J’étais venu au parc Chenonceau, à Meaux, pour photographier une famille. Un beau projet qu’on m’a proposé. L’adjoint au maire de la ville responsable des affaires culturelles avait ri en voyant ma réaction enthousiaste à sa proposition. Photographier des gens, il savait que j’allais adorer. Il s’agissait de préparer une exposition de photographies de familles de la ville, en grand format, affichées sur les grilles d’un parc.  Les familles me proposent le lieu, souvent je le découvre au dernier moment comme aujourd’hui. Je viens avec un flash puissant, je veux faire tout le projet en lumière mixte, j’adore cette technique.

Bref, mon matériel pesait sur mon épaule et mon dos endoloris, il me fallait retourner à la voiture pour le déposer dans le coffre, à l’abris des regards. Les deux dames assises sur le rebord de la grille du parc me voyaient passer devant elles pour le deuxième fois.

C’était l’Aïd, les femmes et les jeunes filles de ce quartier populaire de Meaux se promenaient habillées de vêtements colorés, chamarrés, aux tissus brillants et vifs, donnant un air de fête aux rues qui s’animaient en cette fin d’après-midi. Des garçons et des hommes portaient des longues chemises blanches élégantes.

Deux heures plus tard, je suis revenu chercher mon matériel, je suis repassé devant les deux dames qui étaient toujours là, et qui m’ont salué. La séance photographique avec Elsa, Jonathan et leurs deux enfants adorables Arthur et Charlotte fut magnifique ; les enfants riaient, Charlotte était délicieuse du haut de ses six ans, Arthur allait entrer au collège, je le sentais un peu inquiet malgré ses dénégations : « Tu sais, ça a été mon métier pendant quarante-deux ans, je sais ce que tu ressens, il est normal que tu aies un peu d’appréhension ! ». En confiance, je crois que j’ai pris des belles photographies, mais celles-là, je ne les montre pas encore.

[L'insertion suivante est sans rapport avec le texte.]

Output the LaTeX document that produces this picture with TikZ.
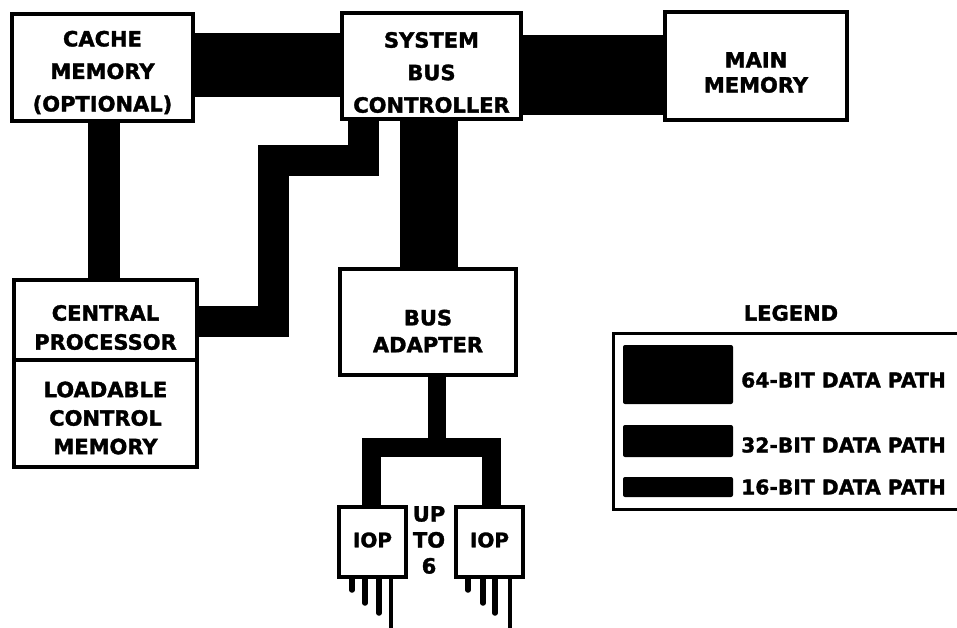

Nouveau voyage vers ma voiture, je passe devant les dames pour la quatrième fois, elles se mettent à rire et j’entends l’une dire à l’autre : « Ce monsieur, je l’ai vu au moins… trois fois ! ». « Non, cinq je crois, peut-être plus ! » répondis-je en rigolant !

« Mais qu’est-ce que tu fais là ? » me demande sa copine, un peu avachie sur le rebord de pierre. « Je prends des photos, un projet d’exposition de famille ». Elle n’a pas de famille, elle me le dit, un peu triste. « Mais une famille, c’est aussi les copines, les copains ! ». Oui, dit la première, prends nous en photo !

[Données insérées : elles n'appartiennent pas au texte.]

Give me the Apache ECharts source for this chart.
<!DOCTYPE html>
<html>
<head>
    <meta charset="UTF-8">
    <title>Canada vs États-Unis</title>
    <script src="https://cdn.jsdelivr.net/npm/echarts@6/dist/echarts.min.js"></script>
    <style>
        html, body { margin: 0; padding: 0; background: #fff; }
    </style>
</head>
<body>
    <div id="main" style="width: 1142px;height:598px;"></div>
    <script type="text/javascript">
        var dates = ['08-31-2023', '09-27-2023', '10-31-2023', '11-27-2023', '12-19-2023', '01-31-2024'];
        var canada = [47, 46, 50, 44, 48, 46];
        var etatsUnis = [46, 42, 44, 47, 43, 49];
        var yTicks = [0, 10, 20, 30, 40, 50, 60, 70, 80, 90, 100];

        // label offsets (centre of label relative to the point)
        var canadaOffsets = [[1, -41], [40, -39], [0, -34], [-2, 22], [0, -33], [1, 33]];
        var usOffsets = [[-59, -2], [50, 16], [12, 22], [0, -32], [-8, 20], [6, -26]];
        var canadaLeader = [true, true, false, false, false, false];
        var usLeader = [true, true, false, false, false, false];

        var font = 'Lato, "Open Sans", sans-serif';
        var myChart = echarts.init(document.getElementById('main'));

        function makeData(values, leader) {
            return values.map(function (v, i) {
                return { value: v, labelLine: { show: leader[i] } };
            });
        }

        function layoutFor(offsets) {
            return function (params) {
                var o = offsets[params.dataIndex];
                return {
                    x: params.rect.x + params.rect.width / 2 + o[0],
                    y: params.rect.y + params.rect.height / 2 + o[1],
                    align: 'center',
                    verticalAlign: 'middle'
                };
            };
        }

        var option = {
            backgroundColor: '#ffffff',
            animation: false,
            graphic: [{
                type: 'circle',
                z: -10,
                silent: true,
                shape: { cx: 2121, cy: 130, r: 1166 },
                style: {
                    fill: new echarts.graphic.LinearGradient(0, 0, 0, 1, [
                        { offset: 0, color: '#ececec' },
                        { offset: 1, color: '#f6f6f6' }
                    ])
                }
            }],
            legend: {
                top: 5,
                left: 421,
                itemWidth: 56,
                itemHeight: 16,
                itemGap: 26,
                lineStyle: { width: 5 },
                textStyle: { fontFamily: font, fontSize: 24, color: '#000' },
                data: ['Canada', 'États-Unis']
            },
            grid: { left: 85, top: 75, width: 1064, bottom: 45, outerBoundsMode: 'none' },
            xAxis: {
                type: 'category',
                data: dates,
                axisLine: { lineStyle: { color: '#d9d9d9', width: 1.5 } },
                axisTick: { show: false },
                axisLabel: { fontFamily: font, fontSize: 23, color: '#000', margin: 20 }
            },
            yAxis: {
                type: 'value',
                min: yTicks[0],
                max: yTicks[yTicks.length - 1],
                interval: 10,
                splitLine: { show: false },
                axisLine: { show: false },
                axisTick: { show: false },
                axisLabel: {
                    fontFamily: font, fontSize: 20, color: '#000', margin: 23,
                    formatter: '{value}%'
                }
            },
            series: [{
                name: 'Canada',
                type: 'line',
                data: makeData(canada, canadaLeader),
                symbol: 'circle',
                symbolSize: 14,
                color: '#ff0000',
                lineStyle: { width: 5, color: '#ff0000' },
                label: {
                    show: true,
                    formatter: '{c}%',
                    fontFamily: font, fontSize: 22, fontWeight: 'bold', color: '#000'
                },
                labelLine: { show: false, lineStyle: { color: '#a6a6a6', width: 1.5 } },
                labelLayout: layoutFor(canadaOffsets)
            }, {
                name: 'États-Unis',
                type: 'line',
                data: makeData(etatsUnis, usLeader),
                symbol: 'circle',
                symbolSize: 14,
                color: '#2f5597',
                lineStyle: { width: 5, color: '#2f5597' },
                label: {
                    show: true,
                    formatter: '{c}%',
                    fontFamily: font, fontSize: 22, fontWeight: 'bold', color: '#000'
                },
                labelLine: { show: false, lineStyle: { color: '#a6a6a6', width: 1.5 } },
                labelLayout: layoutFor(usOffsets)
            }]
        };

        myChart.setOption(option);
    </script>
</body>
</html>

Je pose mon lourd matériel, j’écarte le sac à main de l’une et je prends du recule. J’ai laissé mon 135mm sur mon boitier, tant pis, je n’en change pas. « Serrez-vous les copines ! ». Nous rigolons ! « Attends, j’enlève les bières ! » me dit la deuxième ! « Mais qu’est-ce que tu fais ? ». Je mesure la lumière avec mon posemètre, les gens sont toujours surpris de me voir faire. Nous parlons, nous rigolons, je leur dis que j’ai mal dans le dos, que je suis vieux ! Tout près d’ici, un vieil arabe m’a dit que j’étais un chibani, presqu’autant que lui !

« Je suis sûre qu’on a le même âge ! Je suis né le 5 mai 1960 ! ». « 22 mars 1960 ! je suis le plus vieux ! ». Je leur demande leurs prénoms : Flore et Sonia. Elles sont formidables, adorables, le moment est d’exception, simple. « Si tu repasses, on sera là, on est là tous les soirs en ce moment ! ».

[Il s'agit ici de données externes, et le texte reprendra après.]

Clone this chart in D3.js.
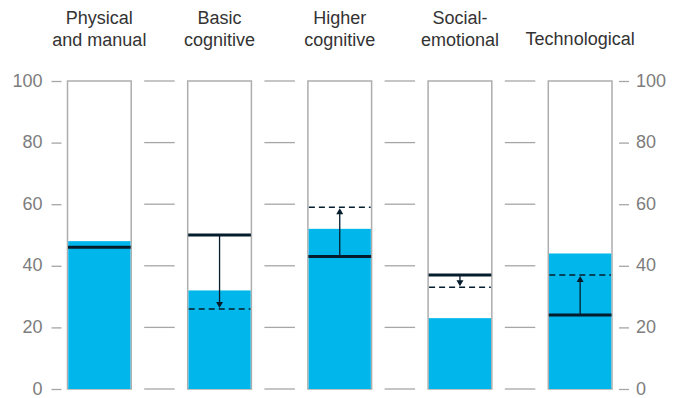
<!DOCTYPE html>
<html lang="en">
<head>
    <script src="https://d3js.org/d3.v7.min.js"></script>
    <style>
        body { margin: 0; background: #fff; }
        svg text { font-family: "Liberation Sans", Arial, sans-serif; }
        .cat { fill: #333; font-size: 18px; text-anchor: middle; }
        .tick-label { fill: #7d7d7d; font-size: 18px; }
    </style>
</head>
<body>
<script>
    // chart values
    let categories = [["Physical", "and manual"], ["Basic", "cognitive"], ["Higher", "cognitive"], ["Social-", "emotional"], ["Technological"]];
    let filled = [48, 32, 52, 23, 44];     // cyan bar
    let current = [46, 50, 43, 37, 24];    // solid dark line
    let future = [null, 26, 59, 33, 37];   // dashed line, arrow points here
    let yTicks = [0, 20, 40, 60, 80, 100];

    var width = 677, height = 398;
    var svg = d3.select("body").append("svg")
        .attr("width", width)
        .attr("height", height);

    var x = d3.scaleBand()
        .domain(d3.range(categories.length))
        .range([67.5, 612])
        .paddingInner(0.47)
        .paddingOuter(0);

    var y = d3.scaleLinear().domain([0, 100]).range([389, 81]);

    // grid dashes between bars
    var gaps = [];
    for (var i = 0; i < categories.length - 1; i++) gaps.push(i);
    yTicks.forEach(function(t) {
        svg.selectAll(null).data(gaps).enter().append("line")
            .attr("x1", function(d) { return x(d) + x.bandwidth() + 13; })
            .attr("x2", function(d) { return x(d + 1) - 13; })
            .attr("y1", y(t)).attr("y2", y(t))
            .style("stroke", "#a6a6a6").style("stroke-width", 1.3);
    });

    // left + right axes
    var left = d3.axisLeft(y).tickValues(yTicks).tickSize(10).tickPadding(9);
    var right = d3.axisRight(y).tickValues(yTicks).tickSize(10).tickPadding(7);
    var gl = svg.append("g").attr("transform", "translate(" + (x(0) - 6) + ",0)").call(left);
    var gr = svg.append("g").attr("transform", "translate(" + (x(4) + x.bandwidth() + 7) + ",0)").call(right);
    [gl, gr].forEach(function(g) {
        g.select(".domain").remove();
        g.selectAll("line").style("stroke", "#a6a6a6").style("stroke-width", 1.3);
        g.selectAll("text").attr("class", "tick-label").attr("font-family", null).attr("font-size", null)
            .attr("dy", "0.28em");
    });

    var bars = svg.selectAll("g.bar")
        .data(categories)
        .enter().append("g").attr("class", "bar");

    // outline box
    bars.append("rect")
        .attr("x", function(d, i) { return x(i); })
        .attr("y", y(100))
        .attr("width", x.bandwidth())
        .attr("height", y(0) - y(100))
        .style("fill", "#fff")
        .style("stroke", "#adadad")
        .style("stroke-width", 1.5);

    bars.append("rect")
        .attr("x", function(d, i) { return x(i) + 0.75; })
        .attr("y", function(d, i) { return y(filled[i]); })
        .attr("width", x.bandwidth() - 1.5)
        .attr("height", function(d, i) { return y(0) - y(filled[i]); })
        .style("fill", "#00b6eb");

    // dashed future line
    bars.filter(function(d, i) { return future[i] != null; }).append("line")
        .attr("x1", function(d) { return x(categories.indexOf(d)) + 1; })
        .attr("x2", function(d) { return x(categories.indexOf(d)) + x.bandwidth() - 1; })
        .attr("y1", function(d) { return y(future[categories.indexOf(d)]); })
        .attr("y2", function(d) { return y(future[categories.indexOf(d)]); })
        .style("stroke", "#051c2c").style("stroke-width", 1.5).style("stroke-dasharray", "6,4");

    // arrows
    bars.filter(function(d, i) { return future[i] != null; }).each(function(d) {
        var i = categories.indexOf(d);
        var cx = x(i) + x.bandwidth() / 2;
        var y0 = y(current[i]), y1 = y(future[i]);
        var dir = y1 > y0 ? 1 : -1;
        var g = d3.select(this);
        g.append("line")
            .attr("x1", cx).attr("x2", cx)
            .attr("y1", y0).attr("y2", y1 - dir * 4)
            .style("stroke", "#051c2c").style("stroke-width", 1.3);
        g.append("path")
            .attr("d", "M" + (cx - 3.5) + "," + (y1 - dir * 7) + "L" + (cx + 3.5) + "," + (y1 - dir * 7) + "L" + cx + "," + (y1 - dir * 1) + "Z")
            .style("fill", "#051c2c");
    });

    // solid current line
    bars.append("line")
        .attr("x1", function(d, i) { return x(i) + 0.5; })
        .attr("x2", function(d, i) { return x(i) + x.bandwidth() - 0.5; })
        .attr("y1", function(d, i) { return y(current[i]); })
        .attr("y2", function(d, i) { return y(current[i]); })
        .style("stroke", "#051c2c").style("stroke-width", 3);

    // category labels
    bars.each(function(d, i) {
        var cx = x(i) + x.bandwidth() / 2;
        var t = d3.select(this).append("text").attr("class", "cat");
        var start = d.length === 1 ? 45 : 24;
        d.forEach(function(line, k) {
            t.append("tspan").attr("x", cx).attr("y", start + k * 21.5).text(line);
        });
    });
</script>
</body>
</html>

Je repasserai certainement, d’autres familles veulent être photographiées dans ce parc, ce sera bien, je verrai mes nouvelles copines !

« Et toi, c’est comment ton prénom ? ». Jean-Charles, les gens sont toujours surpris, ils prononcent le A de Charles, un peu précieux, rare prénom.

« Au revoir Jean-Charles ! ». J’ai pris un numéro de téléphone, je leur enverrai la photo, je les trouve belles, et tellement sympathiques.

« Au revoir les filles ! ».

Elles rigolent, je ris en partant, la journée a été lumineuse.